Domino’s slashes ‘crazy’ cheap pizza deals, profits surge $60m

In a dramatic financial reversal, Domino’s Pizza Enterprises, Australia’s largest pizza franchise, has reported a monumental $60 million turnaround in profits, crediting its decision to eliminate deep discounting strategies. The company announced an after-tax profit of $40.9 million for the half-year, a significant recovery from the $22.2 million loss recorded during the same period last year.

The strategic shift involved a deliberate move away from what Chairman Jack Cowin termed ‘crazy price stuff’—aggressive coupon deals that, while driving high sales volume, ultimately eroded franchisee profitability. This recalibration resulted in a 1.6% dip in overall company sales, a consequence the company anticipated and accepted in its pursuit of sustainable earnings.

With 3,518 stores spanning Australia, New Zealand, Asia, and Europe, Domino’s new focus is on ‘profitable promotions.’ While same-store sales declined in the ANZ region (4.7%) and Asia (6.1%), they saw a modest 1.3% increase in Europe. Crucially, the health of the franchise network improved markedly, with average store profitability rising from $98,600 to $103,000—the first such increase in three years.

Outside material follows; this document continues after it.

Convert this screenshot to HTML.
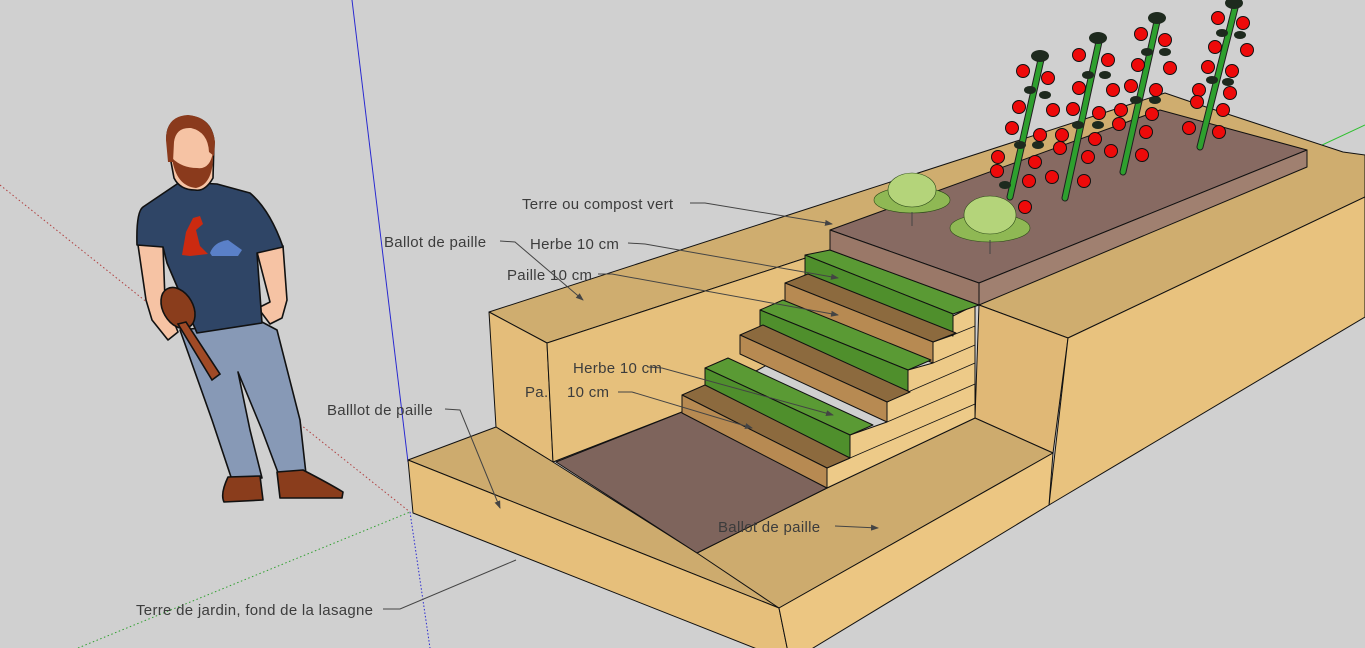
<!DOCTYPE html>
<html><head><meta charset="utf-8"><style>
html,body{margin:0;padding:0;background:#d0d0d0;}
svg{display:block}
text{font-family:"Liberation Sans","DejaVu Sans",sans-serif;font-size:15px;letter-spacing:0.3px;fill:#3c3c3c}
</style></head><body>
<svg width="1365" height="648" viewBox="0 0 1365 648" xmlns="http://www.w3.org/2000/svg">
<defs><marker id="ah" markerWidth="8" markerHeight="6" refX="7" refY="3" orient="auto" markerUnits="userSpaceOnUse"><path d="M0,0 L8,3 L0,6Z" fill="#444"/></marker></defs>
<rect width="1365" height="648" fill="#d0d0d0"/>
<line x1="352" y1="0" x2="408" y2="462" stroke="#2a2ad0" stroke-width="1"/>
<line x1="410" y1="512" x2="430" y2="648" stroke="#2a2ad0" stroke-width="1" stroke-dasharray="1.5,2"/>
<line x1="0" y1="185" x2="410" y2="512" stroke="#b04040" stroke-width="1" stroke-dasharray="1.5,2.5"/>
<line x1="78" y1="648" x2="410" y2="512" stroke="#30a030" stroke-width="1" stroke-dasharray="1.5,2.5"/>
<line x1="1305" y1="153" x2="1365" y2="125" stroke="#30c030" stroke-width="1"/>

<g stroke="#111" stroke-width="1" stroke-linejoin="round">
<polygon points="489,312 1165,93 1200,105 1343,152 1365,155 1365,197 1068,338 979,305 830,250 547,343" fill="#cfad6f"/>
<polygon points="979,305 1068,338 1053,453 975,418" fill="#e0b876"/>
<polygon points="1068,338 1365,197 1365,317 1049,505" fill="#e8c27e"/>
<polygon points="489,312 547,343 553,462 496,427" fill="#e4bd7a"/>
<polygon points="547,343 830,250 830,330 682,412 553,462" fill="#e6c07c"/>
<polygon points="408,460 496,427 553,462 697,553 827,488 975,418 1053,453 779,608" fill="#cdab6e"/>
<line x1="697" y1="553" x2="779" y2="608"/>
<polygon points="556,462 682,412 827,488 697,553" fill="#7e645c"/>
<polygon points="408,460 779,608 790,662 413,513" fill="#e6bf7b"/>
<polygon points="779,608 1053,453 1049,505 790,662" fill="#ecc682"/>
<polygon points="975,305 953,316 953,335 933,342 933,363 908,370 908,392 887,402 887,422 850,435 850,458 827,468 827,488 975,418" fill="#edca88"/>
</g>
<g stroke="#111" stroke-width="0.8" fill="none">
<line x1="953" y1="335" x2="975" y2="326"/>
<line x1="933" y1="363" x2="975" y2="345"/>
<line x1="908" y1="392" x2="975" y2="363"/>
<line x1="887" y1="422" x2="975" y2="384"/>
<line x1="850" y1="458" x2="975" y2="404"/>
</g>
<g stroke="#111" stroke-width="1" stroke-linejoin="round">
<polygon points="805,255 830,250 979,305 953,314" fill="#5a9a34"/>
<polygon points="805,255 953,314 953,336 805,277" fill="#4f8f2c"/>
<polygon points="785,283 933,342 956,333 808,274" fill="#8c6a3e"/>
<polygon points="785,283 933,342 933,363 785,303" fill="#b78a52"/>
<polygon points="760,310 908,370 931,360 783,300" fill="#5a9a34"/>
<polygon points="760,310 908,370 908,392 760,332" fill="#4f8f2c"/>
<polygon points="740,335 887,402 910,392 763,325" fill="#8c6a3e"/>
<polygon points="740,335 887,402 887,422 740,354" fill="#b78a52"/>
<polygon points="705,368 850,435 873,425 728,358" fill="#5a9a34"/>
<polygon points="705,368 850,435 850,458 705,392" fill="#4f8f2c"/>
<polygon points="682,395 827,468 850,458 705,385" fill="#8c6a3e"/>
<polygon points="682,395 827,468 827,488 682,413" fill="#b78a52"/>
<polygon points="830,230 1160,110 1307,150 979,283" fill="#876a62"/>
<polygon points="830,230 979,283 979,305 830,250" fill="#9a7868"/>
<polygon points="979,283 1307,150 1307,167 979,305" fill="#a08070"/>
</g>

<g stroke="#2c4a18" stroke-width="0.6">
<ellipse cx="912" cy="200" rx="38" ry="13" fill="#8fb854"/>
<ellipse cx="912" cy="190" rx="24" ry="17" fill="#b4d47a"/>
<ellipse cx="990" cy="228" rx="40" ry="14" fill="#8fb854"/>
<ellipse cx="990" cy="215" rx="26" ry="19" fill="#b4d47a"/>
</g>
<line x1="912" y1="212" x2="912" y2="226" stroke="#444"/>
<line x1="990" y1="240" x2="990" y2="254" stroke="#444"/>

<g stroke-linecap="round">
<line x1="1010" y1="197" x2="1042" y2="55" stroke="#1f1f1f" stroke-width="7"/>
<line x1="1010" y1="197" x2="1042" y2="55" stroke="#2ea02e" stroke-width="5"/>
<line x1="1065" y1="198" x2="1100" y2="37" stroke="#1f1f1f" stroke-width="7"/>
<line x1="1065" y1="198" x2="1100" y2="37" stroke="#2ea02e" stroke-width="5"/>
<line x1="1123" y1="172" x2="1158" y2="17" stroke="#1f1f1f" stroke-width="7"/>
<line x1="1123" y1="172" x2="1158" y2="17" stroke="#2ea02e" stroke-width="5"/>
<line x1="1200" y1="147" x2="1237" y2="0" stroke="#1f1f1f" stroke-width="7"/>
<line x1="1200" y1="147" x2="1237" y2="0" stroke="#2ea02e" stroke-width="5"/>
</g>
<g fill="#1e2a1e">
<ellipse cx="1040" cy="56" rx="9" ry="6"/><ellipse cx="1030" cy="90" rx="6" ry="4"/><ellipse cx="1045" cy="95" rx="6" ry="4"/><ellipse cx="1020" cy="145" rx="6" ry="4"/><ellipse cx="1038" cy="145" rx="6" ry="4"/><ellipse cx="1005" cy="185" rx="6" ry="4"/>
<ellipse cx="1098" cy="38" rx="9" ry="6"/><ellipse cx="1088" cy="75" rx="6" ry="4"/><ellipse cx="1105" cy="75" rx="6" ry="4"/><ellipse cx="1078" cy="125" rx="6" ry="4"/><ellipse cx="1098" cy="125" rx="6" ry="4"/>
<ellipse cx="1157" cy="18" rx="9" ry="6"/><ellipse cx="1147" cy="52" rx="6" ry="4"/><ellipse cx="1165" cy="52" rx="6" ry="4"/><ellipse cx="1136" cy="100" rx="6" ry="4"/><ellipse cx="1155" cy="100" rx="6" ry="4"/>
<ellipse cx="1234" cy="3" rx="9" ry="6"/><ellipse cx="1222" cy="33" rx="6" ry="4"/><ellipse cx="1240" cy="35" rx="6" ry="4"/><ellipse cx="1212" cy="80" rx="6" ry="4"/><ellipse cx="1228" cy="82" rx="6" ry="4"/>
</g>
<g fill="#ee0a0a" stroke="#111" stroke-width="1">
<circle cx="1023" cy="71" r="6.5"/><circle cx="1048" cy="78" r="6.5"/><circle cx="1019" cy="107" r="6.5"/><circle cx="1053" cy="110" r="6.5"/>
<circle cx="1012" cy="128" r="6.5"/><circle cx="1040" cy="135" r="6.5"/><circle cx="998" cy="157" r="6.5"/><circle cx="1035" cy="162" r="6.5"/>
<circle cx="997" cy="171" r="6.5"/><circle cx="1029" cy="181" r="6.5"/><circle cx="1025" cy="207" r="6.5"/>
<circle cx="1079" cy="55" r="6.5"/><circle cx="1108" cy="60" r="6.5"/><circle cx="1079" cy="88" r="6.5"/><circle cx="1113" cy="90" r="6.5"/>
<circle cx="1073" cy="109" r="6.5"/><circle cx="1099" cy="113" r="6.5"/><circle cx="1062" cy="135" r="6.5"/><circle cx="1095" cy="139" r="6.5"/>
<circle cx="1060" cy="148" r="6.5"/><circle cx="1088" cy="157" r="6.5"/><circle cx="1052" cy="177" r="6.5"/><circle cx="1084" cy="181" r="6.5"/>
<circle cx="1141" cy="34" r="6.5"/><circle cx="1165" cy="40" r="6.5"/><circle cx="1138" cy="65" r="6.5"/><circle cx="1170" cy="68" r="6.5"/>
<circle cx="1131" cy="86" r="6.5"/><circle cx="1156" cy="90" r="6.5"/><circle cx="1121" cy="110" r="6.5"/><circle cx="1152" cy="114" r="6.5"/>
<circle cx="1119" cy="124" r="6.5"/><circle cx="1146" cy="132" r="6.5"/><circle cx="1111" cy="151" r="6.5"/><circle cx="1142" cy="155" r="6.5"/>
<circle cx="1218" cy="18" r="6.5"/><circle cx="1243" cy="23" r="6.5"/><circle cx="1215" cy="47" r="6.5"/><circle cx="1247" cy="50" r="6.5"/>
<circle cx="1208" cy="67" r="6.5"/><circle cx="1232" cy="71" r="6.5"/><circle cx="1199" cy="90" r="6.5"/><circle cx="1230" cy="93" r="6.5"/>
<circle cx="1197" cy="102" r="6.5"/><circle cx="1223" cy="110" r="6.5"/><circle cx="1189" cy="128" r="6.5"/><circle cx="1219" cy="132" r="6.5"/>
</g>

<g stroke="#111" stroke-width="1.6" stroke-linejoin="round">
<polygon points="180,330 262,322 277,330 300,420 306,474 280,478 262,430 238,372 250,430 262,478 232,480 212,420" fill="#8799b6"/>
<path d="M228,477 L260,476 L263,500 L224,502 Q220,494 228,477Z" fill="#8a3d1c"/>
<path d="M277,472 L303,470 Q330,484 343,492 L342,498 L280,498Z" fill="#8a3d1c"/>
<path d="M138,245 L163,246 L165,300 L178,332 L168,340 L152,320 L146,300Z" fill="#f6c3a4"/>
<path d="M257,252 L283,246 L287,300 L282,318 L270,324 L258,308 L270,302Z" fill="#f6c3a4"/>
<path d="M180,182 L217,184 L250,193 Q270,210 283,247 L257,253 L262,323 L197,333 L167,263 L163,247 L137,245 Q136,212 143,207Z" fill="#2f4566"/>
<path d="M167,140 Q166,118 188,116 Q212,118 214,142 L213,178 Q205,192 195,190 Q180,190 174,178 Z" fill="#f6c3a4"/>
</g>
<path d="M166,140 Q166,116 188,115 Q212,117 215,142 L214,156 L209,152 Q208,132 191,128 Q176,127 174,142 L173,162 L168,162Z" fill="#8a3a1c"/>
<path d="M172,158 Q176,186 196,188 Q214,184 213,152 Q210,170 197,168 Q182,168 172,158Z" fill="#8a3a1c"/>
<g stroke="#111" stroke-width="1.6">
<ellipse cx="178" cy="308" rx="15" ry="22" transform="rotate(-30 178 308)" fill="#8a3d1c"/>
<polygon points="178,324 186,322 220,374 212,380" fill="#a04a26"/>
</g>
<path d="M182,255 L186,232 L193,218 L200,216 L203,224 L196,230 L200,246 L208,254 L190,256Z" fill="#cc2a10"/>
<path d="M210,253 Q214,242 228,240 L242,250 L238,256 L212,256Z" fill="#5a80c8"/>

<g stroke="#444" stroke-width="1" fill="none">
<polyline points="690,203 705,203 832,224" marker-end="url(#ah)"/>
<polyline points="500,241 515,242 583,300" marker-end="url(#ah)"/>
<polyline points="628,243 645,244 838,278" marker-end="url(#ah)"/>
<polyline points="598,274 612,274 838,315" marker-end="url(#ah)"/>
<polyline points="648,367 662,368 833,415" marker-end="url(#ah)"/>
<polyline points="618,392 632,392 752,428" marker-end="url(#ah)"/>
<polyline points="445,409 460,410 500,508" marker-end="url(#ah)"/>
<polyline points="835,526 878,528" marker-end="url(#ah)"/>
<polyline points="383,609 400,609 516,560"/>
</g>
<text x="522" y="209">Terre ou compost vert</text>
<text x="384" y="247">Ballot de paille</text>
<text x="530" y="249">Herbe 10 cm</text>
<text x="507" y="280">Paille 10 cm</text>
<text x="573" y="373">Herbe 10 cm</text>
<text x="525" y="397">Pa.</text>
<text x="567" y="397">10 cm</text>
<text x="327" y="415">Balllot de paille</text>
<text x="718" y="532">Ballot de paille</text>
<text x="136" y="615">Terre de jardin, fond de la lasagne</text>
</svg>
</body></html>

Analyst Josh Gilbert from eToro highlighted the significance of the strategy, noting that Domino’s is now prioritizing the value of each transaction over sheer volume. This approach ensures franchisees remain profitable, which in turn fuels further investment and store expansion. Supporting this, the company has also reduced its advertising spend and interim dividend to 21.5 cents per share, reflecting a disciplined financial management approach despite a 14% drop in its share price following the announcement.